Impact of Unsequential Data on Query Performance

Unsequential data can negatively affect query performance in the following ways:

Additional Merge Sort in Memory: Unsequential data requires an additional merge sort in memory, which is generally a short operation since it involves pure CPU operations.
Overlap in Time Ranges: Unsequential data can cause time-range overlaps between data chunks, rendering statistical information unusable:
1. Inability to Skip Chunks: If a query involves value filtering conditions, statistical information cannot be used to skip entire chunks that do not meet the criteria. However, this is less impactful if the query only involves time filtering.
2. Inability to Compute Aggregates Directly: Statistical information cannot be used to directly compute aggregate values without reading the data.

Currently, there is no direct method to measure the performance impact of unsequential data. The only approach is to compare query performance before and after merging the unsequential data. However, even after merging, the query still incurs I/O, compression, and decoding overhead, meaning the execution time will not decrease significantly.

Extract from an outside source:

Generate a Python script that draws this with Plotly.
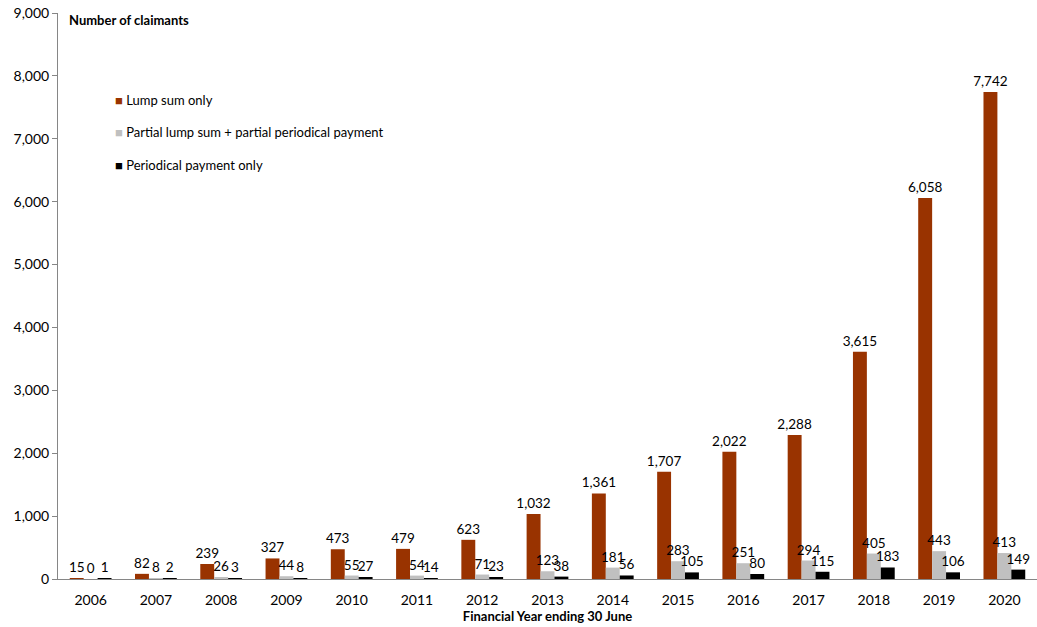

Why EXPLAIN ANALYZE Results Are Not Logged on Query Timeout

If EXPLAIN ANALYZE results are missing from the log_explain_analyze.log file after a query timeout, the issue may stem from an incomplete system upgrade. Specifically, if the lib package was updated without updating the conf/logback-datanode.xml file, the logging configuration may be outdated.

Solution:

Replace the conf/logback-datanode.xml file with the updated version.
A system restart is not required, as the new configuration will be hot-loaded automatically.
Wait approximately one minute, then re-execute the EXPLAIN ANALYZE statement with the VERBOSE option to confirm proper logging.